[Begin]
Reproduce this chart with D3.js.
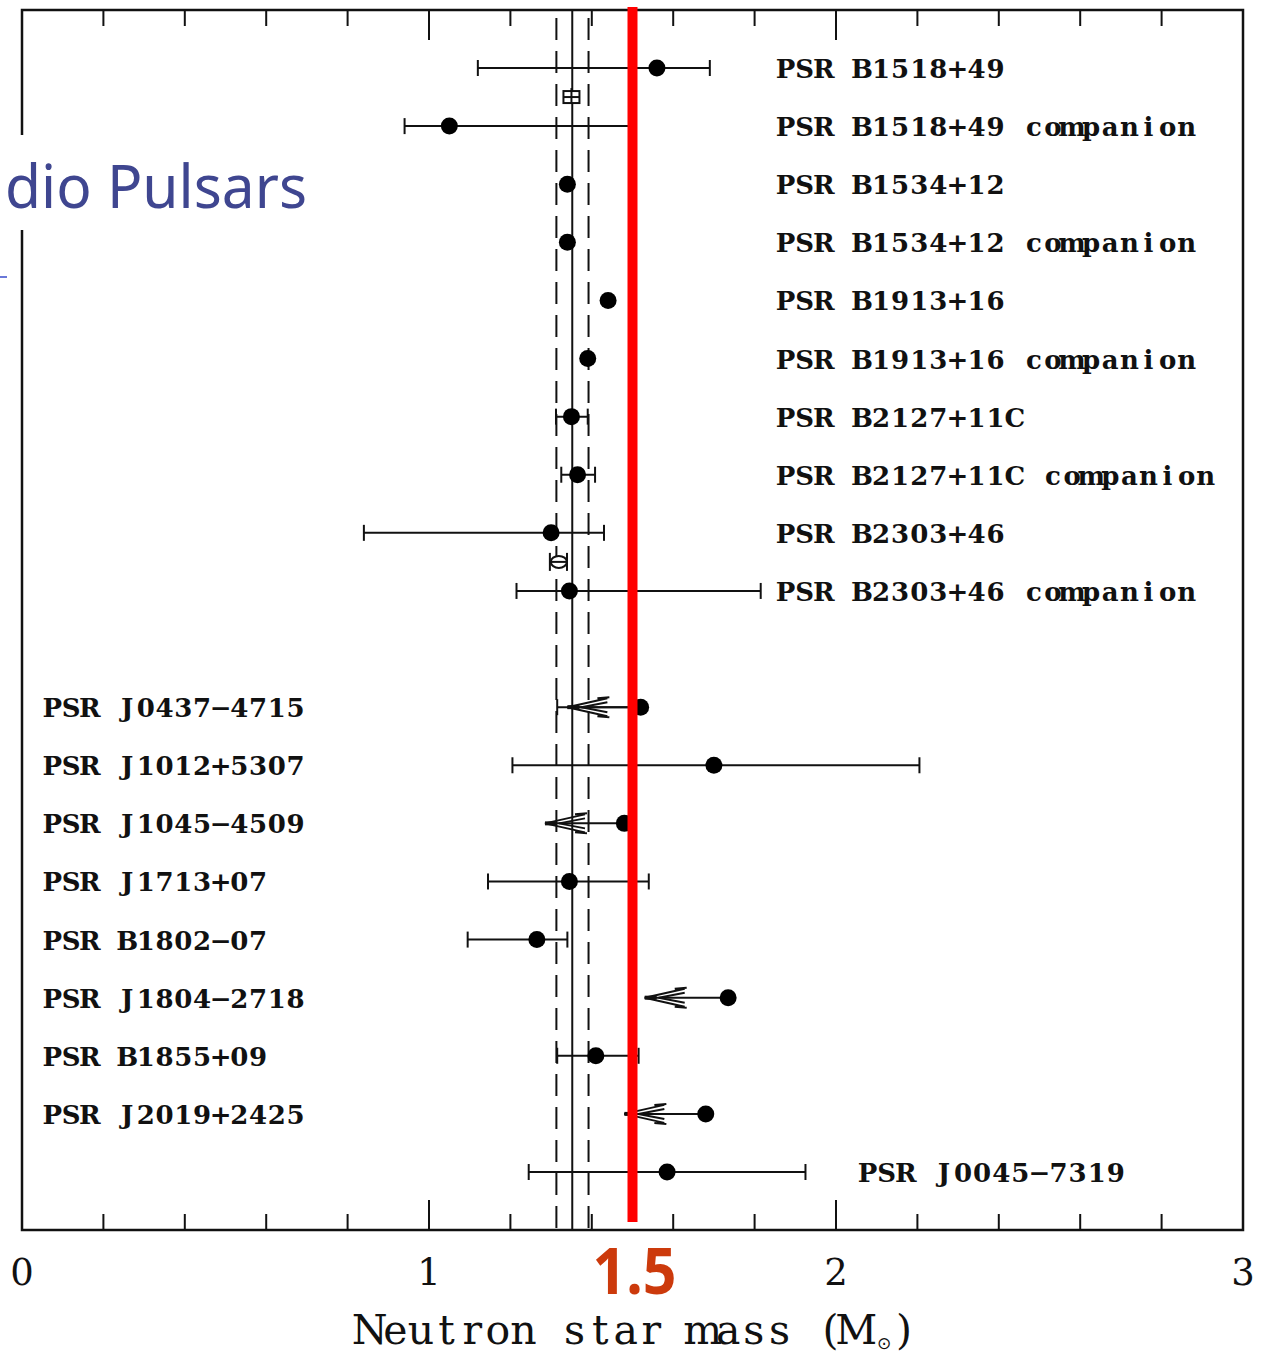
<!DOCTYPE html>
<html>
<head>
<meta charset="utf-8">
<script src="https://cdn.jsdelivr.net/npm/d3@7"></script>
<style>
  html, body { margin: 0; padding: 0; background: #fff; }
  svg { display: block; }
</style>
</head>
<body>
<div id="chart"></div>
<script>
// row data (masses in solar masses)
var pulsarNames = [
  "PSR B1518+49", "PSR B1518+49 companion", "PSR B1534+12", "PSR B1534+12 companion",
  "PSR B1913+16", "PSR B1913+16 companion", "PSR B2127+11C", "PSR B2127+11C companion",
  "PSR B2303+46", "PSR B2303+46 companion",
  "PSR J0437\u22124715", "PSR J1012+5307", "PSR J1045\u22124509", "PSR J1713+07",
  "PSR B1802\u221207", "PSR J1804\u22122718", "PSR B1855+09", "PSR J2019+2425", "PSR J0045\u22127319"
];
var rowSlots = [0, 1, 2, 3, 4, 5, 6, 7, 8, 9, 11, 12, 13, 14, 15, 16, 17, 18, 19];
var masses = [1.56, 1.05, 1.34, 1.34, 1.44, 1.39, 1.35, 1.365, 1.30, 1.345,
              1.52, 1.70, 1.48, 1.345, 1.265, 1.735, 1.41, 1.68, 1.585];
var barLow = [1.12, 0.94, null, null, null, null, 1.312, 1.325, 0.84, 1.215,
              1.315, 1.205, null, 1.145, 1.095, null, 1.315, null, 1.245];
var barHigh = [1.69, 1.50, null, null, null, null, 1.39, 1.408, 1.43, 1.815,
               null, 2.205, null, 1.54, 1.34, null, 1.515, null, 1.925];
var limitTips = [null, null, null, null, null, null, null, null, null, null,
                 1.34, null, 1.285, null, null, 1.53, null, 1.48, null];
var labelSides = ["right", "right", "right", "right", "right", "right", "right", "right", "right", "right",
                  "left", "left", "left", "left", "left", "left", "left", "left", "far"];

// open "total mass" symbols between companion rows
var totalSlots = [0.5, 8.5];
var totalMasses = [1.35, 1.319];
var totalLow = [null, 1.297];
var totalHigh = [null, 1.339];
var totalShapes = ["box", "ring"];

var majorTicks = [0, 1, 2, 3];
var minorTicks = [0.2, 0.4, 0.6, 0.8, 1.2, 1.4, 1.6, 1.8, 2.2, 2.4, 2.6, 2.8];
var meanMass = 1.352;
var meanBand = [1.313, 1.392];
var highlightMass = 1.5;

(function () {
  var W = 1265, H = 1356;
  var frame = { left: 22, right: 1243, top: 10, bottom: 1230 };
  var serif = "'DejaVu Serif', 'Liberation Serif', serif";

  var x = d3.scaleLinear().domain([0, 3]).range([frame.left, frame.right]);
  var y = d3.scaleLinear().domain([0, 19]).range([68, 1172]);

  var svg = d3.select("#chart").append("svg")
    .attr("width", W)
    .attr("height", H)
    .attr("viewBox", "0 0 " + W + " " + H);

  svg.append("rect").attr("width", W).attr("height", H).attr("fill", "#fff");

  // frame
  svg.append("rect")
    .attr("x", frame.left).attr("y", frame.top)
    .attr("width", frame.right - frame.left).attr("height", frame.bottom - frame.top)
    .attr("fill", "none").attr("stroke", "#111").attr("stroke-width", 2.5);

  // ticks on top and bottom
  var tickG = svg.append("g").attr("stroke", "#111").attr("stroke-width", 2);
  function drawTicks(values, len) {
    values.forEach(function (v) {
      if (v === 0 || v === 3) return;
      tickG.append("line").attr("x1", x(v)).attr("x2", x(v))
        .attr("y1", frame.top).attr("y2", frame.top + len);
      tickG.append("line").attr("x1", x(v)).attr("x2", x(v))
        .attr("y1", frame.bottom).attr("y2", frame.bottom - len);
    });
  }
  drawTicks(minorTicks, 16);
  drawTicks(majorTicks, 30);

  // mean mass and band
  var refG = svg.append("g").attr("stroke", "#111").attr("stroke-width", 2).attr("fill", "none");
  refG.append("line").attr("x1", x(meanMass)).attr("x2", x(meanMass))
    .attr("y1", frame.top).attr("y2", frame.bottom);
  meanBand.forEach(function (v) {
    refG.append("line").attr("x1", x(v)).attr("x2", x(v))
      .attr("y1", frame.top + 8).attr("y2", frame.bottom)
      .attr("stroke-dasharray", "22,11");
  });

  // error bars, limits, points
  var rowG = svg.append("g").attr("stroke", "#111").attr("stroke-width", 2).attr("fill", "none");
  masses.forEach(function (m, i) {
    var cy = y(rowSlots[i]);
    var cx = x(m);
    if (barLow[i] != null) {
      var hi = barHigh[i] != null ? barHigh[i] : m;
      rowG.append("line").attr("x1", x(barLow[i])).attr("x2", x(hi)).attr("y1", cy).attr("y2", cy);
      rowG.append("line").attr("x1", x(barLow[i])).attr("x2", x(barLow[i])).attr("y1", cy - 8).attr("y2", cy + 8);
      if (barHigh[i] != null) {
        rowG.append("line").attr("x1", x(hi)).attr("x2", x(hi)).attr("y1", cy - 8).attr("y2", cy + 8);
      }
    }
    if (limitTips[i] != null) {
      var xt = x(limitTips[i]);
      rowG.append("line").attr("x1", xt).attr("x2", cx).attr("y1", cy).attr("y2", cy);
      rowG.append("path")
        .attr("d", "M" + (xt + 40) + "," + (cy - 9) + " L" + xt + "," + cy + " L" + (xt + 40) + "," + (cy + 9) +
          " M" + (xt + 40) + "," + (cy - 5) + " L" + (xt + 14) + "," + cy + " L" + (xt + 40) + "," + (cy + 5) +
          " M" + (xt + 30) + "," + (cy - 9) + " L" + (xt + 42) + "," + (cy - 10) +
          " M" + (xt + 30) + "," + (cy + 9) + " L" + (xt + 42) + "," + (cy + 10));
      rowG.append("line").attr("x1", xt).attr("x2", xt + 12).attr("y1", cy).attr("y2", cy)
        .attr("stroke-width", 4);
    }
    svg.append("circle").attr("cx", cx).attr("cy", cy).attr("r", 8.5).attr("fill", "#000");
  });

  // total-mass open symbols
  totalMasses.forEach(function (m, i) {
    var cy = y(totalSlots[i]);
    var cx = x(m);
    if (totalLow[i] != null) {
      rowG.append("line").attr("x1", x(totalLow[i])).attr("x2", x(totalHigh[i])).attr("y1", cy).attr("y2", cy);
      [totalLow[i], totalHigh[i]].forEach(function (v) {
        rowG.append("line").attr("x1", x(v)).attr("x2", x(v)).attr("y1", cy - 9).attr("y2", cy + 9);
      });
    }
    if (totalShapes[i] === "box") {
      rowG.append("rect").attr("x", cx - 8).attr("y", cy - 6).attr("width", 16).attr("height", 12)
        .attr("fill", "#fff");
      rowG.append("line").attr("x1", cx - 8).attr("x2", cx + 8).attr("y1", cy).attr("y2", cy);
      rowG.append("line").attr("x1", cx).attr("x2", cx).attr("y1", cy - 9).attr("y2", cy + 6);
    } else {
      rowG.append("ellipse").attr("cx", cx).attr("cy", cy).attr("rx", 8).attr("ry", 6).attr("fill", "#fff");
      rowG.append("line").attr("x1", cx - 8).attr("x2", cx + 8).attr("y1", cy).attr("y2", cy);
    }
  });

  // one glyph per cell, like the old plotting font
  function cellText(str, x0, yBase, adv, size, weight) {
    var chars = Array.from(str);
    return svg.append("text")
      .attr("x", chars.map(function (c, k) { return x0 + adv * (k + 0.5); }).join(" "))
      .attr("y", yBase)
      .attr("text-anchor", "middle")
      .attr("font-family", serif)
      .attr("font-size", size)
      .attr("font-weight", weight || "normal")
      .attr("fill", "#111")
      .text(str);
  }

  pulsarNames.forEach(function (name, i) {
    var side = labelSides[i];
    var x0 = side === "right" ? 776 : (side === "left" ? 43 : 858);
    var adv = side === "left" ? 18.7 : 19.1;
    cellText(name, x0, y(rowSlots[i]) + 10, adv, 26, "bold");
  });

  // the 1.5 marker
  svg.append("line")
    .attr("x1", x(highlightMass)).attr("x2", x(highlightMass))
    .attr("y1", 7).attr("y2", 1222)
    .attr("stroke", "#ff0000").attr("stroke-width", 10);

  // axis numbers and title
  majorTicks.forEach(function (v) {
    svg.append("text")
      .attr("x", x(v)).attr("y", 1285)
      .attr("text-anchor", "middle")
      .attr("font-family", serif)
      .attr("font-size", 37)
      .attr("fill", "#111")
      .text(d3.format("d")(v));
  });

  svg.append("text")
    .attr("x", x(highlightMass) + 2).attr("y", 1294)
    .attr("text-anchor", "middle")
    .attr("font-family", "'Noto Sans', 'DejaVu Sans', sans-serif")
    .attr("font-weight", "bold")
    .attr("font-size", 64)
    .attr("textLength", 84)
    .attr("lengthAdjust", "spacingAndGlyphs")
    .attr("fill", "#cc3a0c")
    .text("1.5");

  cellText("Neutron star mass (M", 357, 1344, 25.6, 41);
  svg.append("text")
    .attr("x", 884).attr("y", 1349)
    .attr("text-anchor", "middle")
    .attr("font-family", "'DejaVu Sans', sans-serif")
    .attr("font-size", 17)
    .attr("fill", "#111")
    .text("\u2299");
  svg.append("text")
    .attr("x", 904).attr("y", 1344)
    .attr("text-anchor", "middle")
    .attr("font-family", serif)
    .attr("font-size", 41)
    .attr("fill", "#111")
    .text(")");

  // slide title fragment overlapping the plot
  svg.append("rect").attr("x", 0).attr("y", 135).attr("width", 312).attr("height", 95).attr("fill", "#fff");
  svg.append("text")
    .attr("x", 5).attr("y", 208)
    .attr("font-family", "'Noto Sans', 'DejaVu Sans', sans-serif")
    .attr("font-size", 60)
    .attr("textLength", 302)
    .attr("lengthAdjust", "spacingAndGlyphs")
    .attr("fill", "#3f4690")
    .text("dio Pulsars");
  svg.append("line").attr("x1", 0).attr("x2", 7).attr("y1", 277).attr("y2", 277)
    .attr("stroke", "#6a78d8").attr("stroke-width", 2);
})();
</script>
</body>
</html>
[End]
[Short task]
Please reproduce the listing exactly from its opening line through the line that contains "var highlightMass = 1.5;", both included, with all pictures omitted.

[Problem solution]
Reproduce this chart with D3.js.
<!DOCTYPE html>
<html>
<head>
<meta charset="utf-8">
<script src="https://cdn.jsdelivr.net/npm/d3@7"></script>
<style>
  html, body { margin: 0; padding: 0; background: #fff; }
  svg { display: block; }
</style>
</head>
<body>
<div id="chart"></div>
<script>
// row data (masses in solar masses)
var pulsarNames = [
  "PSR B1518+49", "PSR B1518+49 companion", "PSR B1534+12", "PSR B1534+12 companion",
  "PSR B1913+16", "PSR B1913+16 companion", "PSR B2127+11C", "PSR B2127+11C companion",
  "PSR B2303+46", "PSR B2303+46 companion",
  "PSR J0437\u22124715", "PSR J1012+5307", "PSR J1045\u22124509", "PSR J1713+07",
  "PSR B1802\u221207", "PSR J1804\u22122718", "PSR B1855+09", "PSR J2019+2425", "PSR J0045\u22127319"
];
var rowSlots = [0, 1, 2, 3, 4, 5, 6, 7, 8, 9, 11, 12, 13, 14, 15, 16, 17, 18, 19];
var masses = [1.56, 1.05, 1.34, 1.34, 1.44, 1.39, 1.35, 1.365, 1.30, 1.345,
              1.52, 1.70, 1.48, 1.345, 1.265, 1.735, 1.41, 1.68, 1.585];
var barLow = [1.12, 0.94, null, null, null, null, 1.312, 1.325, 0.84, 1.215,
              1.315, 1.205, null, 1.145, 1.095, null, 1.315, null, 1.245];
var barHigh = [1.69, 1.50, null, null, null, null, 1.39, 1.408, 1.43, 1.815,
               null, 2.205, null, 1.54, 1.34, null, 1.515, null, 1.925];
var limitTips = [null, null, null, null, null, null, null, null, null, null,
                 1.34, null, 1.285, null, null, 1.53, null, 1.48, null];
var labelSides = ["right", "right", "right", "right", "right", "right", "right", "right", "right", "right",
                  "left", "left", "left", "left", "left", "left", "left", "left", "far"];

// open "total mass" symbols between companion rows
var totalSlots = [0.5, 8.5];
var totalMasses = [1.35, 1.319];
var totalLow = [null, 1.297];
var totalHigh = [null, 1.339];
var totalShapes = ["box", "ring"];

var majorTicks = [0, 1, 2, 3];
var minorTicks = [0.2, 0.4, 0.6, 0.8, 1.2, 1.4, 1.6, 1.8, 2.2, 2.4, 2.6, 2.8];
var meanMass = 1.352;
var meanBand = [1.313, 1.392];
var highlightMass = 1.5;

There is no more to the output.